Wir haben nichts derartiges entschieden. Bisher gibt es diese Unix Version noch nicht. Wir sind aber ganz zufrieden mit den VorgängerVersionen; und die sind erhältlich. Nein, ganz im Ernst: Wir werden die Techniken erwerben, die wir brauchen, um eine offene Systemumgebung zu schaffen. Dabei ist es unwichtig, woher die Technik kommt, wenn sie nur unsere Anforderungen erfüllt.

þUnd wie reagiert Ihrer Meinung nach der Endanwender auf die verschiedenen Aktivitäten der Anbieter?

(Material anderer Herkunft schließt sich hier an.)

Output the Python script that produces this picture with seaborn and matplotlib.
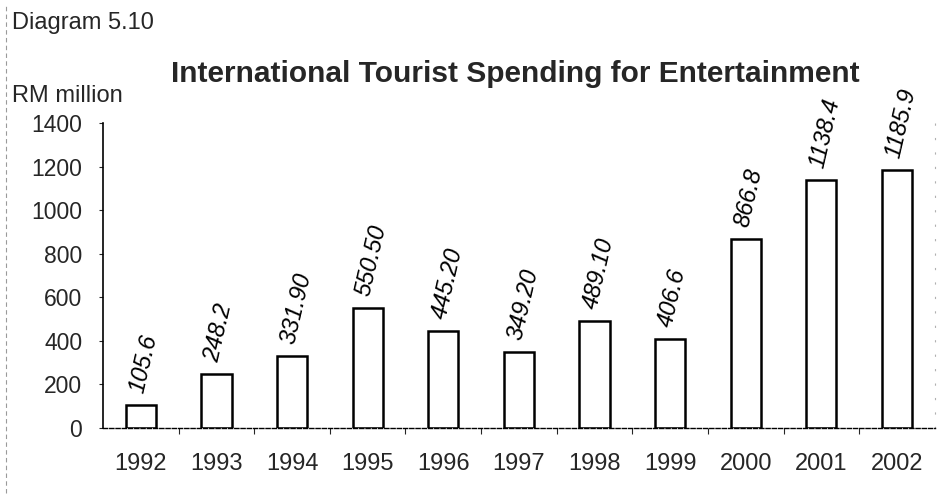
import matplotlib
matplotlib.use("Agg")
import matplotlib.pyplot as plt
import seaborn as sns
import pandas as pd
from matplotlib.lines import Line2D
from matplotlib.ticker import FixedLocator

years = ["1992", "1993", "1994", "1995", "1996", "1997", "1998", "1999", "2000", "2001", "2002"]
spending = [105.6, 248.2, 331.90, 550.50, 445.20, 349.20, 489.10, 406.6, 866.8, 1138.4, 1185.9]
value_labels = ["105.6", "248.2", "331.90", "550.50", "445.20", "349.20", "489.10", "406.6",
                "866.8", "1138.4", "1185.9"]
y_ticks = [0, 200, 400, 600, 800, 1000, 1200, 1400]

sns.set_style("white")
plt.rcParams["font.family"] = ["Liberation Sans", "DejaVu Sans"]

df = pd.DataFrame({"year": years, "spending": spending})

fig = plt.figure(figsize=(9.49, 5.03), dpi=100)
ax = fig.add_axes([0.1085, 0.149, 0.8765, 0.6065])

sns.barplot(data=df, x="year", y="spending", color="white", saturation=1,
            edgecolor="black", linewidth=1.8, width=0.4, ax=ax)

ax.set_ylim(0, 1400)
ax.set_xlim(-0.5, len(years) - 0.5)
ax.set_yticks(y_ticks)
ax.set_yticklabels([str(t) for t in y_ticks], fontsize=16.5)
ax.set_xticks(range(len(years)))
ax.set_xticklabels(years, fontsize=17)
ax.xaxis.set_minor_locator(FixedLocator([i + 0.5 for i in range(len(years) - 1)]))
ax.tick_params(axis="x", which="major", length=0, pad=18)
ax.tick_params(axis="x", which="minor", length=4, width=0.8, direction="out", bottom=True)
ax.tick_params(axis="y", length=3, width=0.8, pad=12, left=True)
ax.set_xlabel("")
ax.set_ylabel("")

ax.spines["top"].set_visible(False)
ax.spines["right"].set_color("#b0b0b0")
ax.spines["right"].set_linewidth(0.8)
ax.spines["right"].set_linestyle((0, (1, 12)))
ax.spines["left"].set_color("black")
ax.spines["left"].set_linewidth(1.2)
ax.spines["bottom"].set_color("black")
ax.spines["bottom"].set_linewidth(1.0)
ax.spines["bottom"].set_linestyle((0, (3, 1.5)))

for i, (v, lab) in enumerate(zip(spending, value_labels)):
    ax.annotate(lab, xy=(i, v), xytext=(-3, 9), textcoords="offset points",
                rotation=77, rotation_mode="anchor", ha="left", va="center",
                fontsize=17, fontstyle="italic", color="black")

fig.text(0.013, 0.955, "Diagram 5.10", fontsize=17, ha="left", va="center")
fig.text(0.013, 0.81, "RM million", fontsize=17, ha="left", va="center")
fig.text(0.543, 0.852, "International Tourist Spending for Entertainment",
         fontsize=21.5, fontweight="bold", ha="center", va="center")

# thin dashed rule along the left page edge
fig.add_artist(Line2D([0.006, 0.006], [0.02, 0.99], transform=fig.transFigure,
                      color="#9a9a9a", linewidth=0.8, linestyle=(0, (4, 3))))

fig.savefig("out.png", dpi=100)
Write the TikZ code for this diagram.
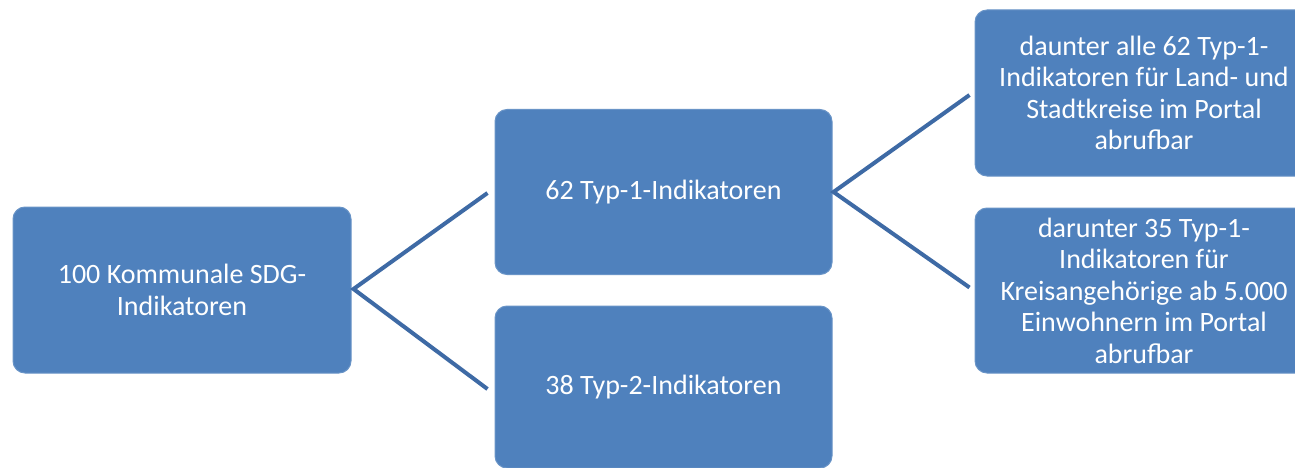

Die Anwender wollen Unix eigentlich gar nicht haben, weil sie nicht wissen, welches Unix sie kaufen sollen. Es gibt ganz einfach zu viele verschiedene Versionen.

þDas sehen wir anders; wir beobachten vielmehr, daß gerade die Anwender einen Unix-Standard fordern.

Die Standards sind doch nur ein kleiner Teil des Unix-Problems. Es sind noch eine ganze Reihe weiterer Standards zu setzen, und die bestehenden können genauso gut durch andere Betriebssysteme erfüllt werden - auch wenn die OSF derzeit nur mit der Unix-Umgebung befaßt ist.

þWird die OSF auch in Nicht-Unix-Bereichen tätig werden?

Unix ist unser einziges direktes Aufgabengebiet. Aber wenn ein Unternehmen von der OSF gekauften Source-Code auf andere Systeme umschreiben will, hindern wir es nicht daran.